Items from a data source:
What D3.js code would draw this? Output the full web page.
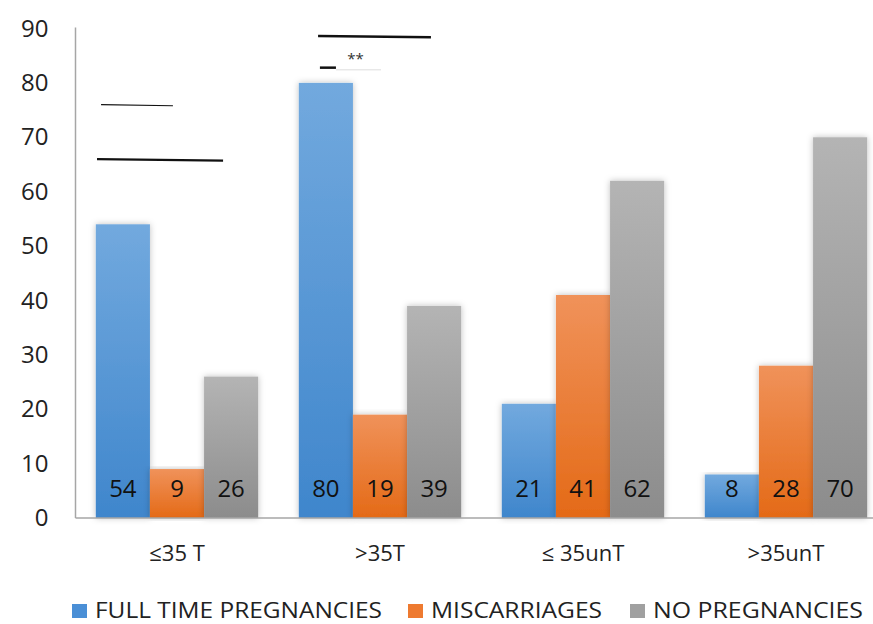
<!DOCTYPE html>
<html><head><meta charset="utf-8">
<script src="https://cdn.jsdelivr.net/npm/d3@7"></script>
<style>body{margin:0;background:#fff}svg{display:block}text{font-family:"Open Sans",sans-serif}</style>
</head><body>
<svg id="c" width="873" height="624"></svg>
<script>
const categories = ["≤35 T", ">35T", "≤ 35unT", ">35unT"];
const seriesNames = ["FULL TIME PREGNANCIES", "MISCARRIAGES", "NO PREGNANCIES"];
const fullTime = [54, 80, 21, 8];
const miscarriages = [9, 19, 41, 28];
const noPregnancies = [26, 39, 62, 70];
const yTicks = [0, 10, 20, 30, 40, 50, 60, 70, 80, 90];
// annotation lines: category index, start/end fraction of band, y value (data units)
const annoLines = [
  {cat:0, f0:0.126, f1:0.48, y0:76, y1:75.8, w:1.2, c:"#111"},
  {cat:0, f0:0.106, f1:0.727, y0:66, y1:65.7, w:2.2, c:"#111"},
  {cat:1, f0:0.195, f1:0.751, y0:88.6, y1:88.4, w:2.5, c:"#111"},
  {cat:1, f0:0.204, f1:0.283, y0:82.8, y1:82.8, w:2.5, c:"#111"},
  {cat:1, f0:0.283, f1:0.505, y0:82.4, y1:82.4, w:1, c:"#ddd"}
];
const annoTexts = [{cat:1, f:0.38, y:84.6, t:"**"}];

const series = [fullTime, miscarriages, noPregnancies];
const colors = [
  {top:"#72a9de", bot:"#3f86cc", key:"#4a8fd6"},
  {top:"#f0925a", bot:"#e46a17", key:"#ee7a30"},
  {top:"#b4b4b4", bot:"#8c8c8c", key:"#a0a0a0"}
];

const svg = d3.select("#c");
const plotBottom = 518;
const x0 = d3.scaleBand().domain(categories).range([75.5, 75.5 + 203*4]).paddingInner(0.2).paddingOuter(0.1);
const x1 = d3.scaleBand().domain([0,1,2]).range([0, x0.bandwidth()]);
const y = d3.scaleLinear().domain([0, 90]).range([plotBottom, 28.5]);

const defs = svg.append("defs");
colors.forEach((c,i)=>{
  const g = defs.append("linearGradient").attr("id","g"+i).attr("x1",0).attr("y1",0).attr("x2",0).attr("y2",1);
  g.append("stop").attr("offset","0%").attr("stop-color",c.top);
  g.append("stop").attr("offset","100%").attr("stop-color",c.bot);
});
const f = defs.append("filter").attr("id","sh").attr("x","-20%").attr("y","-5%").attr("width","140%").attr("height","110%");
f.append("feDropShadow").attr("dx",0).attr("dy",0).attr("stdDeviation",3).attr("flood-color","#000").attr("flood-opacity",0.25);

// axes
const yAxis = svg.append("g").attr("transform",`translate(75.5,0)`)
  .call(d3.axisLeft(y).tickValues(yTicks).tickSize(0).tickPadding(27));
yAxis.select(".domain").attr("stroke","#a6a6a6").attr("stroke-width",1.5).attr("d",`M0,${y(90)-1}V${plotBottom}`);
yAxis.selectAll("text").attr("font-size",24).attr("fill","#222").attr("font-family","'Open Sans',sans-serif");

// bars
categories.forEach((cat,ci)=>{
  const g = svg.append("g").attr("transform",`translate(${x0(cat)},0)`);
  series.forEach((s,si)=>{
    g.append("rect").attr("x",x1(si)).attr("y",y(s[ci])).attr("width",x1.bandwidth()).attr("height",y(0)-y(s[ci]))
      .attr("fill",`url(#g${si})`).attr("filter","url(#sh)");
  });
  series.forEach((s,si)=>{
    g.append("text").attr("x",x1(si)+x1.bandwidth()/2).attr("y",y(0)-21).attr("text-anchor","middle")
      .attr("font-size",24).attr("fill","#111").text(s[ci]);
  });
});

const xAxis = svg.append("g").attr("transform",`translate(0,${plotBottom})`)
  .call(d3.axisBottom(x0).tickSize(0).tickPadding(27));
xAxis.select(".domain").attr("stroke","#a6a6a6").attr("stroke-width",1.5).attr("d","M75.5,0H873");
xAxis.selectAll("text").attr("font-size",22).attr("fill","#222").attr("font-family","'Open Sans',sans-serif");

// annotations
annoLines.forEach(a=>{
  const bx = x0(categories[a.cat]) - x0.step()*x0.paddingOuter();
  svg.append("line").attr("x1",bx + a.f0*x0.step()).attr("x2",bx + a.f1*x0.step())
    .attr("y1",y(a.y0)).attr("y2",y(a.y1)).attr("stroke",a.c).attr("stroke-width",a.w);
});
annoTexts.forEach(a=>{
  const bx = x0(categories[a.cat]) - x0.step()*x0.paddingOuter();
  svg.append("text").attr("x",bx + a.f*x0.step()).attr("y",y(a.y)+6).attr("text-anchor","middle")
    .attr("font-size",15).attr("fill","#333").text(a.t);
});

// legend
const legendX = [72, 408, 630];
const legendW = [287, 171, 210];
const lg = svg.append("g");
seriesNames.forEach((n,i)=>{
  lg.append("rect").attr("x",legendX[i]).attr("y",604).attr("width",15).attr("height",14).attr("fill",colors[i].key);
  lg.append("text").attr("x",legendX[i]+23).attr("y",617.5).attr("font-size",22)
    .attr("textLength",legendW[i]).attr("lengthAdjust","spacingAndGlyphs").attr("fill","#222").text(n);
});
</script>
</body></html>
==
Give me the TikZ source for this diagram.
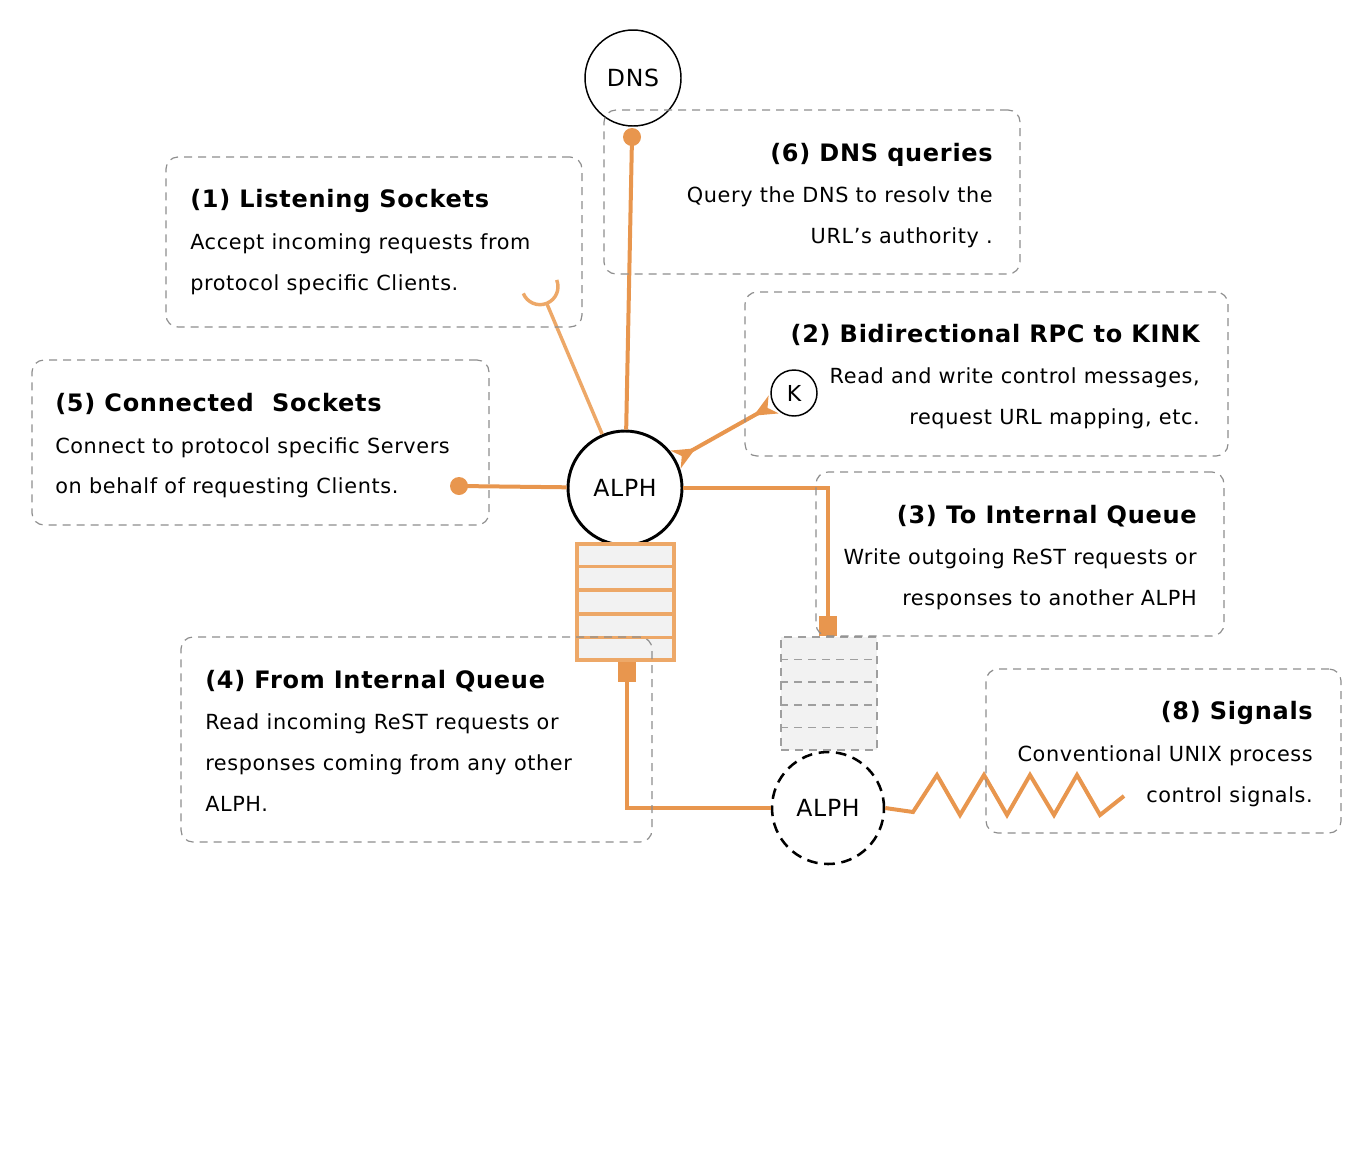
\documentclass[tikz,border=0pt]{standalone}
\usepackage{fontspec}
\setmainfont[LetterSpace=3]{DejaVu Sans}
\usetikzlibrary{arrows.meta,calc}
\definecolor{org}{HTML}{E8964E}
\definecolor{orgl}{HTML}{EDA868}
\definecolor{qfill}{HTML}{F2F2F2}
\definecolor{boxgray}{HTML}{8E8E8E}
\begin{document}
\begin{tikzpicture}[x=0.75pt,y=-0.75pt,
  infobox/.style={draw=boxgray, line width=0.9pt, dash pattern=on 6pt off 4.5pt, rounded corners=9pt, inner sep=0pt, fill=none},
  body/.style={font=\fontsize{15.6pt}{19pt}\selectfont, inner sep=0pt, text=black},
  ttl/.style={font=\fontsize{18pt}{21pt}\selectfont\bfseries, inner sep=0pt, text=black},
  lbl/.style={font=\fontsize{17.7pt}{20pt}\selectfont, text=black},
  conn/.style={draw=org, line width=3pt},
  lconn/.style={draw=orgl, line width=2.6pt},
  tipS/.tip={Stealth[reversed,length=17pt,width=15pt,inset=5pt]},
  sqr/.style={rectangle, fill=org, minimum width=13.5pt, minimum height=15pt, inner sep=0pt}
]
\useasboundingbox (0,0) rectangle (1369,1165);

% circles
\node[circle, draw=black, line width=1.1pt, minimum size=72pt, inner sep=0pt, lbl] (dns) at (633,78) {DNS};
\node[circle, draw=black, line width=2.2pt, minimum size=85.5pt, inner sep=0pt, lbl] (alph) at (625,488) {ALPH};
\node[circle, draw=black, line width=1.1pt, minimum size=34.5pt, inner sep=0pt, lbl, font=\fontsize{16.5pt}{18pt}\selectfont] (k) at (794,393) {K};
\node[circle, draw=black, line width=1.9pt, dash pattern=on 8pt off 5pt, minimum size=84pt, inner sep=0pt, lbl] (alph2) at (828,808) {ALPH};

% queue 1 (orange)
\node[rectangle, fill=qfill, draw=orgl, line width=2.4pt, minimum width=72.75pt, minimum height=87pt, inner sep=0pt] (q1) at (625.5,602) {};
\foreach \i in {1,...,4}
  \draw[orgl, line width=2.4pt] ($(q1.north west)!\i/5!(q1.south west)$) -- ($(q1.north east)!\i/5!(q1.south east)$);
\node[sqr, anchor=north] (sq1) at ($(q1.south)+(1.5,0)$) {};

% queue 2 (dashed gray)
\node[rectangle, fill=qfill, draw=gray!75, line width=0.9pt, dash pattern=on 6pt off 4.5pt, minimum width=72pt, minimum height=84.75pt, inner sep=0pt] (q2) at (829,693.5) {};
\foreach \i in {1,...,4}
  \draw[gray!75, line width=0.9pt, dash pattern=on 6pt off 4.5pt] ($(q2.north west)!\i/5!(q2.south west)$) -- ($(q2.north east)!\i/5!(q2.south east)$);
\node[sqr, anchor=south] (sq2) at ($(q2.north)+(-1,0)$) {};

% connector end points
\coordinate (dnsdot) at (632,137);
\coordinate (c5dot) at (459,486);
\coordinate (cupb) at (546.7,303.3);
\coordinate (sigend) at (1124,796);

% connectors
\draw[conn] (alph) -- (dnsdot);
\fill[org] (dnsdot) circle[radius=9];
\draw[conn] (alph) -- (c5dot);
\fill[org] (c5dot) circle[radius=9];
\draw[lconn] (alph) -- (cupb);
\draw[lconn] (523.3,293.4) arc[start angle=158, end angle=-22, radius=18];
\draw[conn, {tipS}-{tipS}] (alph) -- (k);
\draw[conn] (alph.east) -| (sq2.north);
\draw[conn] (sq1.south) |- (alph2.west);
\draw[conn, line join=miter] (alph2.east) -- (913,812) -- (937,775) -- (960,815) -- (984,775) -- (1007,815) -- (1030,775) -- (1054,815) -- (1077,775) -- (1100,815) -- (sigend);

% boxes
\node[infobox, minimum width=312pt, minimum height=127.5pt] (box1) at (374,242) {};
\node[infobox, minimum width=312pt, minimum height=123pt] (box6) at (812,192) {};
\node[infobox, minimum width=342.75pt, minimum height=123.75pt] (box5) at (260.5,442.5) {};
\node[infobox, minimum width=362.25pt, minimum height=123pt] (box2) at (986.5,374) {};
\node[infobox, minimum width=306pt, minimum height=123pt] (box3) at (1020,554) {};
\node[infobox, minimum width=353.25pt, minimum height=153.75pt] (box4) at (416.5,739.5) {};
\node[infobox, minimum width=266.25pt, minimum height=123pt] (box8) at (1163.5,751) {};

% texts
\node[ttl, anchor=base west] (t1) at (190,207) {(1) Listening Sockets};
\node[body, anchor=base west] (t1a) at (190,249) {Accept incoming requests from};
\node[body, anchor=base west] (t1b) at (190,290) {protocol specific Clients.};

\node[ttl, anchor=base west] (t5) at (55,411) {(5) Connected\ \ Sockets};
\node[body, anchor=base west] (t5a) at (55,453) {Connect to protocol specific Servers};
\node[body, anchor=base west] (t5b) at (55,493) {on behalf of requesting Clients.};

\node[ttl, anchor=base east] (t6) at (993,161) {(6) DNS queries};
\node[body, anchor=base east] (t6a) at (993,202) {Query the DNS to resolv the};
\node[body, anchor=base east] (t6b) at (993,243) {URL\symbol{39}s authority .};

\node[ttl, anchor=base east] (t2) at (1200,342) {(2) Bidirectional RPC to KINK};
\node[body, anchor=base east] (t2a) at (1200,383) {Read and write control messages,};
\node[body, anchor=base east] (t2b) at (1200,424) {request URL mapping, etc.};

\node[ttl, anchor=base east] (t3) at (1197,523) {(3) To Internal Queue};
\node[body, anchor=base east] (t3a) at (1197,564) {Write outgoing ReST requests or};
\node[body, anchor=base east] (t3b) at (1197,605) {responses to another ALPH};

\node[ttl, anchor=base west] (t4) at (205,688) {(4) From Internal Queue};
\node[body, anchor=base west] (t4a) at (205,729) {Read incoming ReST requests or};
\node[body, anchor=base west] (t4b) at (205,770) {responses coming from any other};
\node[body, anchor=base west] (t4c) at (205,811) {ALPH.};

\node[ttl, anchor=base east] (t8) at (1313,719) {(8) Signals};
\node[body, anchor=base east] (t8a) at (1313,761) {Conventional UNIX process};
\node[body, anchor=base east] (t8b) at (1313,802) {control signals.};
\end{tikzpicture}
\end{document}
* * *
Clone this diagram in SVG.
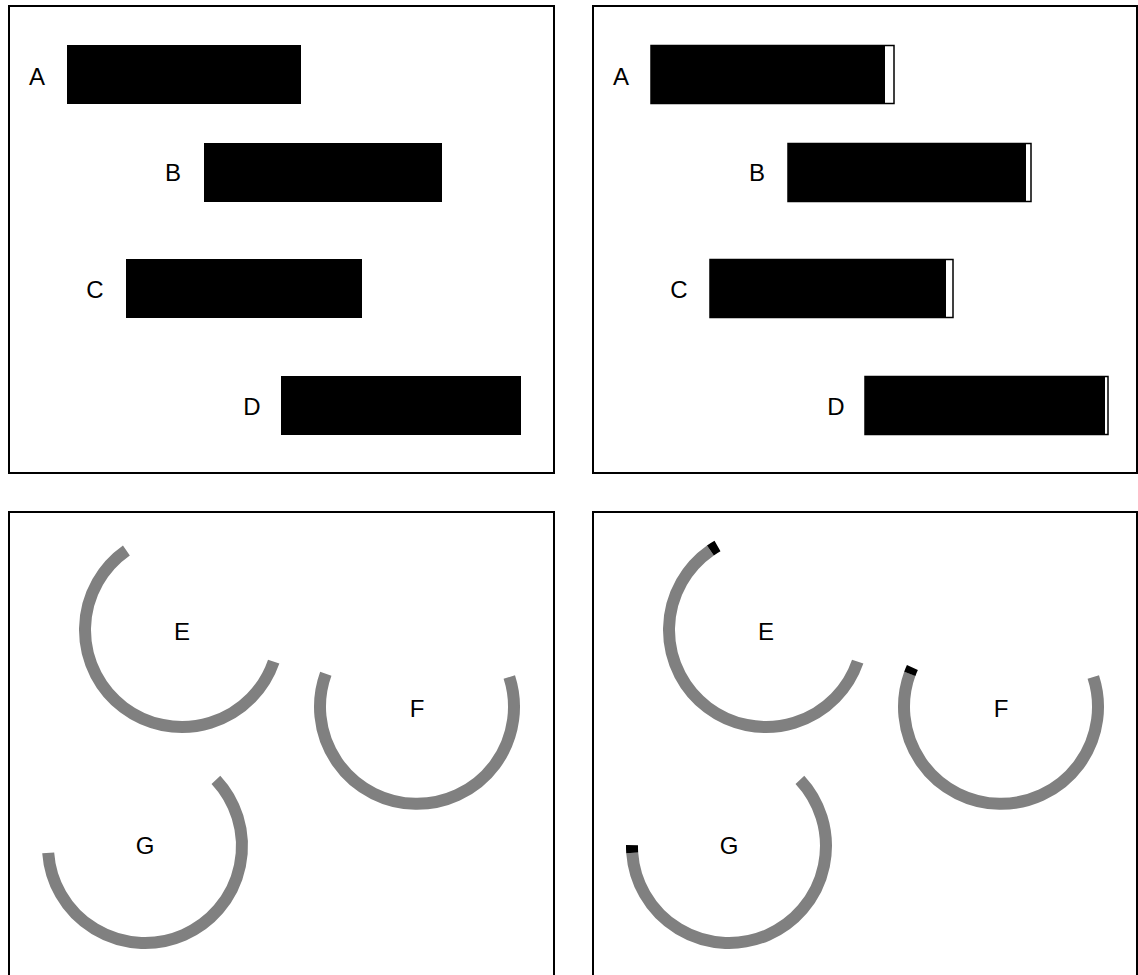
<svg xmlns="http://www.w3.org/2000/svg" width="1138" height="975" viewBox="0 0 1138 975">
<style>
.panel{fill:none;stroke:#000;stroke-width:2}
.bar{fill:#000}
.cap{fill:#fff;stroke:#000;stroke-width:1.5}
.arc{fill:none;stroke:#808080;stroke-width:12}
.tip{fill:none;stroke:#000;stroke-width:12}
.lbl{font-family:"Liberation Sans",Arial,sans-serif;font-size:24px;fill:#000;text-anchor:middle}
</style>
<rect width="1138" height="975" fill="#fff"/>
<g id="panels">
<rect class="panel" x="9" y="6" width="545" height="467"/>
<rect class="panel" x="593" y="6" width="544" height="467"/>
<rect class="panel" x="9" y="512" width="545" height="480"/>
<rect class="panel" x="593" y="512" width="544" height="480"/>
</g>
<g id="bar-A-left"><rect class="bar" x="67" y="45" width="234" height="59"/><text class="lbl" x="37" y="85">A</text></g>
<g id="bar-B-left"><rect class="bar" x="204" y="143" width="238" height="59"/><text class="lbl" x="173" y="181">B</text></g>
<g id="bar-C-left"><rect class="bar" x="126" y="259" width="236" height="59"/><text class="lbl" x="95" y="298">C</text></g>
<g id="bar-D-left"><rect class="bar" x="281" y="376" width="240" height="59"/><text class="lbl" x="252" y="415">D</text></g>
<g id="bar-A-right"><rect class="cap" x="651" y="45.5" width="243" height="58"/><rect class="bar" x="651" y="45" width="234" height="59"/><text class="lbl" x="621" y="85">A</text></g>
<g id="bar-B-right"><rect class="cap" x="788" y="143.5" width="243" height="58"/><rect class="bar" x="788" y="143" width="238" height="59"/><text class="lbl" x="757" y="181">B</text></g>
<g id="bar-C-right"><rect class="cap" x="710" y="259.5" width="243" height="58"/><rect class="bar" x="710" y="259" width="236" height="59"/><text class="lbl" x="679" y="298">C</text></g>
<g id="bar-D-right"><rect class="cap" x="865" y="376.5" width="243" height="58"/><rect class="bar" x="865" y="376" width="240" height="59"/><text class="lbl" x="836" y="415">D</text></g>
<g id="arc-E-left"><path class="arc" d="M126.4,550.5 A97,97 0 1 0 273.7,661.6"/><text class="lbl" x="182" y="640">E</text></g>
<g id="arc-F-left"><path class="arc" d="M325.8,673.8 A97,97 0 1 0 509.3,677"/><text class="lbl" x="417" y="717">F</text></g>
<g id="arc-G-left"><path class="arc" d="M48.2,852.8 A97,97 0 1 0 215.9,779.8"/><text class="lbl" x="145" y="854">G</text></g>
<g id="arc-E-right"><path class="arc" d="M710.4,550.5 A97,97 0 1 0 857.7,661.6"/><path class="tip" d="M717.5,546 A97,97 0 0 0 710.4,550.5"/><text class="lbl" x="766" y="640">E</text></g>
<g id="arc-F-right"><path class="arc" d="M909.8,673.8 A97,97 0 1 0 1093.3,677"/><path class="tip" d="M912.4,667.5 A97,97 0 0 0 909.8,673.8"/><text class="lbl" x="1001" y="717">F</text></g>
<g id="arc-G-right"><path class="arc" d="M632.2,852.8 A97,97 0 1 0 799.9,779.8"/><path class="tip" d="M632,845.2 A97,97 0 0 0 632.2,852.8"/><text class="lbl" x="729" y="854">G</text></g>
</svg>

Exercise instructions: Every line from the one containing "Give me the TikZ source for this diagram." through the one containing "line width=1.9pt, dash" should be quoted exactly, and no other lines; keep pictures out of the copy.

Problem solution:
Give me the TikZ source for this diagram.
\documentclass[tikz,border=0pt]{standalone}
\usepackage{fontspec}
\setmainfont[LetterSpace=3]{DejaVu Sans}
\usetikzlibrary{arrows.meta,calc}
\definecolor{org}{HTML}{E8964E}
\definecolor{orgl}{HTML}{EDA868}
\definecolor{qfill}{HTML}{F2F2F2}
\definecolor{boxgray}{HTML}{8E8E8E}
\begin{document}
\begin{tikzpicture}[x=0.75pt,y=-0.75pt,
  infobox/.style={draw=boxgray, line width=0.9pt, dash pattern=on 6pt off 4.5pt, rounded corners=9pt, inner sep=0pt, fill=none},
  body/.style={font=\fontsize{15.6pt}{19pt}\selectfont, inner sep=0pt, text=black},
  ttl/.style={font=\fontsize{18pt}{21pt}\selectfont\bfseries, inner sep=0pt, text=black},
  lbl/.style={font=\fontsize{17.7pt}{20pt}\selectfont, text=black},
  conn/.style={draw=org, line width=3pt},
  lconn/.style={draw=orgl, line width=2.6pt},
  tipS/.tip={Stealth[reversed,length=17pt,width=15pt,inset=5pt]},
  sqr/.style={rectangle, fill=org, minimum width=13.5pt, minimum height=15pt, inner sep=0pt}
]
\useasboundingbox (0,0) rectangle (1369,1165);

% circles
\node[circle, draw=black, line width=1.1pt, minimum size=72pt, inner sep=0pt, lbl] (dns) at (633,78) {DNS};
\node[circle, draw=black, line width=2.2pt, minimum size=85.5pt, inner sep=0pt, lbl] (alph) at (625,488) {ALPH};
\node[circle, draw=black, line width=1.1pt, minimum size=34.5pt, inner sep=0pt, lbl, font=\fontsize{16.5pt}{18pt}\selectfont] (k) at (794,393) {K};
\node[circle, draw=black, line width=1.9pt, dash pattern=on 8pt off 5pt, minimum size=84pt, inner sep=0pt, lbl] (alph2) at (828,808) {ALPH};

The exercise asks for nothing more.